**Data**
┏━━

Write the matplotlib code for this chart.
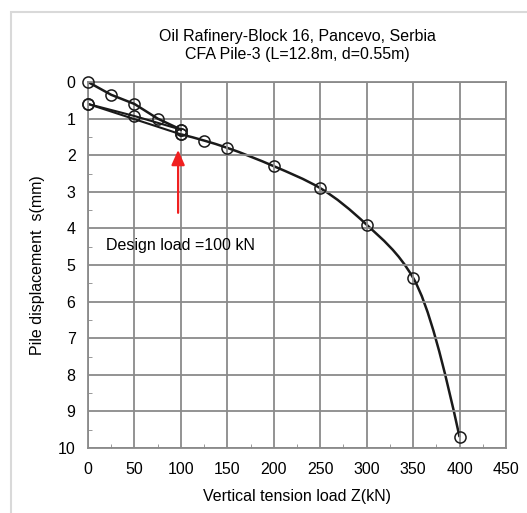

┗━━
┏━━

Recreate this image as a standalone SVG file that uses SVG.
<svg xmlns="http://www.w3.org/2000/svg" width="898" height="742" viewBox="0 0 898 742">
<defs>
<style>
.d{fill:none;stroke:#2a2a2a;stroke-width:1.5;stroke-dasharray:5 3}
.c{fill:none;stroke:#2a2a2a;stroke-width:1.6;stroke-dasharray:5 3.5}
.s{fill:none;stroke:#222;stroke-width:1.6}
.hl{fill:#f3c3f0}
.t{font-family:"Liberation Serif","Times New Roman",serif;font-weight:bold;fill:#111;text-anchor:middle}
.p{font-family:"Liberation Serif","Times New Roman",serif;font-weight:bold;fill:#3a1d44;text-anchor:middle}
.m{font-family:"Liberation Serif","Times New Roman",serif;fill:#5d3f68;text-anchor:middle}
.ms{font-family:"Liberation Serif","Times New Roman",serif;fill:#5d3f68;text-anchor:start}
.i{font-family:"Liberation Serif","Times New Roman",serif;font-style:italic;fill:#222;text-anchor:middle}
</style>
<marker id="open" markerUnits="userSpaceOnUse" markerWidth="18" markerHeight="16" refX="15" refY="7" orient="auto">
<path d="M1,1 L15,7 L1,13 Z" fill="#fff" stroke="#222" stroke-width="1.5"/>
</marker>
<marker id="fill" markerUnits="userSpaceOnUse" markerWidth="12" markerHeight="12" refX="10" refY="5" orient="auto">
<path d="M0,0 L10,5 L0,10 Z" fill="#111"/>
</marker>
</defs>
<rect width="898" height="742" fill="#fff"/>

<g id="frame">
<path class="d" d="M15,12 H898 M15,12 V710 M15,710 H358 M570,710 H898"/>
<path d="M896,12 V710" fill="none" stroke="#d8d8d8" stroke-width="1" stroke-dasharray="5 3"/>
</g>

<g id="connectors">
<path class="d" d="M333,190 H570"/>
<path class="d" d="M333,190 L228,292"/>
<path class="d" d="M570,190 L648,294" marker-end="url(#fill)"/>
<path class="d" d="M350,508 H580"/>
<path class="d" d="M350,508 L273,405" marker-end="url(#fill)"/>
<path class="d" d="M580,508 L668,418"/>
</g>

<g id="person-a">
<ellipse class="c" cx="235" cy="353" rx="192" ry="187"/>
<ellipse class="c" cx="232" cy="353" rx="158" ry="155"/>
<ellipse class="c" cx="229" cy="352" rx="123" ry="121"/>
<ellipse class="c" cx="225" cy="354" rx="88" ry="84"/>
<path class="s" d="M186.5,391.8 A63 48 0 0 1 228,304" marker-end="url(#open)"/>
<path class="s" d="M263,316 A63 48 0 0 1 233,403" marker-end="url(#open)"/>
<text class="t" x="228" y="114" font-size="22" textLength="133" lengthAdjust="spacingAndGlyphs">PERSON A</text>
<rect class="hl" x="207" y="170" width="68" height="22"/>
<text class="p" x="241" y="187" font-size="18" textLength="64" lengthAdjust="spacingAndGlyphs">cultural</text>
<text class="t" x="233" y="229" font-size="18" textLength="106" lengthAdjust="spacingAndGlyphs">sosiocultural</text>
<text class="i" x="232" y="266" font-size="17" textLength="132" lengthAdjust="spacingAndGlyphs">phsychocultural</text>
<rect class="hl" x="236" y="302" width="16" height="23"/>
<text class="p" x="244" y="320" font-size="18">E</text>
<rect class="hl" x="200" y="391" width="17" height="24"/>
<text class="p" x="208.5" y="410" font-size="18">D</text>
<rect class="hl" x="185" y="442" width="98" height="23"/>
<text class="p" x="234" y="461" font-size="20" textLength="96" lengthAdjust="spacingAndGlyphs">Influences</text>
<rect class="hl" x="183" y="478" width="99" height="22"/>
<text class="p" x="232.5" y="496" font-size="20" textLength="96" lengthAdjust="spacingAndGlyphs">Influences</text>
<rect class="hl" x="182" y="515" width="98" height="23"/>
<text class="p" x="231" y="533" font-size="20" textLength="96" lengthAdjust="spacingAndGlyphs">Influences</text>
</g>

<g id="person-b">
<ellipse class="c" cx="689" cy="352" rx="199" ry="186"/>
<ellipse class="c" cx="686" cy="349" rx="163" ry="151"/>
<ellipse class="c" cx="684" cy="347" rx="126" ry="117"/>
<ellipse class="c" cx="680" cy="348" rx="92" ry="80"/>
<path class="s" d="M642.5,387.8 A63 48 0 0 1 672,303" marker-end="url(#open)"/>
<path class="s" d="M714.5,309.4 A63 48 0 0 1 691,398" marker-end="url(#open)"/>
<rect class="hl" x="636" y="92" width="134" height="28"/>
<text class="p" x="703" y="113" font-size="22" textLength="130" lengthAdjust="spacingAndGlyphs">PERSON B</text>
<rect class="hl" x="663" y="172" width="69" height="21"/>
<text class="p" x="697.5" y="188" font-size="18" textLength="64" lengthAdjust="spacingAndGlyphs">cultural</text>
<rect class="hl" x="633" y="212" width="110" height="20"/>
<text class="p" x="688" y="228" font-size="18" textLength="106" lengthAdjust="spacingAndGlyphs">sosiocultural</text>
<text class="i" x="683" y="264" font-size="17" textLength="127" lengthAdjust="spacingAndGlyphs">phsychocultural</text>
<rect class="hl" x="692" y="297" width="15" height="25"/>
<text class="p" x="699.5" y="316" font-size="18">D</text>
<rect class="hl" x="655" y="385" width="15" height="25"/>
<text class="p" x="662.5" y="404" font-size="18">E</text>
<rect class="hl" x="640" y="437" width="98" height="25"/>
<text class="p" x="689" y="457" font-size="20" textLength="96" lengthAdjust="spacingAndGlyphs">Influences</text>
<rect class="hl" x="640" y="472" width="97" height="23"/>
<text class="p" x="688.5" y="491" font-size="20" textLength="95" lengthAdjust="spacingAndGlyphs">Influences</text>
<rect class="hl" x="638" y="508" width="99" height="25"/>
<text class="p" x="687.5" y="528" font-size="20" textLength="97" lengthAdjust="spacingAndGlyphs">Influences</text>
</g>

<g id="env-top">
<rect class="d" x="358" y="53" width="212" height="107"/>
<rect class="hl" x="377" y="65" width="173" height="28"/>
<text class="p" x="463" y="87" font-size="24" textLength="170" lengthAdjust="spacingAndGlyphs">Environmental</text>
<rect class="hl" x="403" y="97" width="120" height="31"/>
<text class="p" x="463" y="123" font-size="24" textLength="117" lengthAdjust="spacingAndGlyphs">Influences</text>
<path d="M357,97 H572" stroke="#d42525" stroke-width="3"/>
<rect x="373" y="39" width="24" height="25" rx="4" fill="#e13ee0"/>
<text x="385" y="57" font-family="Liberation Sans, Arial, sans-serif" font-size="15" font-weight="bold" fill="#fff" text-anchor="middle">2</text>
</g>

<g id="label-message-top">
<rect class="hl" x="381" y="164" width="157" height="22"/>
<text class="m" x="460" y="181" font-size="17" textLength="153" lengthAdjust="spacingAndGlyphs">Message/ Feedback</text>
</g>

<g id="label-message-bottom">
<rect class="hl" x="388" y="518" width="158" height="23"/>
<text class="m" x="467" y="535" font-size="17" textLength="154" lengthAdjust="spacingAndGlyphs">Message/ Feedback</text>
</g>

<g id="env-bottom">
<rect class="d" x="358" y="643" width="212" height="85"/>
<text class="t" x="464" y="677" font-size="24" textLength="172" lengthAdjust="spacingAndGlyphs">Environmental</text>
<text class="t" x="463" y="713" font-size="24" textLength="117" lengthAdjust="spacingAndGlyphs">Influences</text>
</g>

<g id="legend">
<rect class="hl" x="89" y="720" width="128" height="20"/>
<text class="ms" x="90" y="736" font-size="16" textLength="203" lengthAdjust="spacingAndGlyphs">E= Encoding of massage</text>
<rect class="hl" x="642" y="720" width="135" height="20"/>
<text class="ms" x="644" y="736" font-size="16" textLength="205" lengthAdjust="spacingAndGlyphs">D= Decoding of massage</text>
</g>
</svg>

┗━━

**The exercise**
Copy each line of the data that contains the word "this".

**The answer**
Write the matplotlib code for this chart.
Recreate this image as a standalone SVG file that uses SVG.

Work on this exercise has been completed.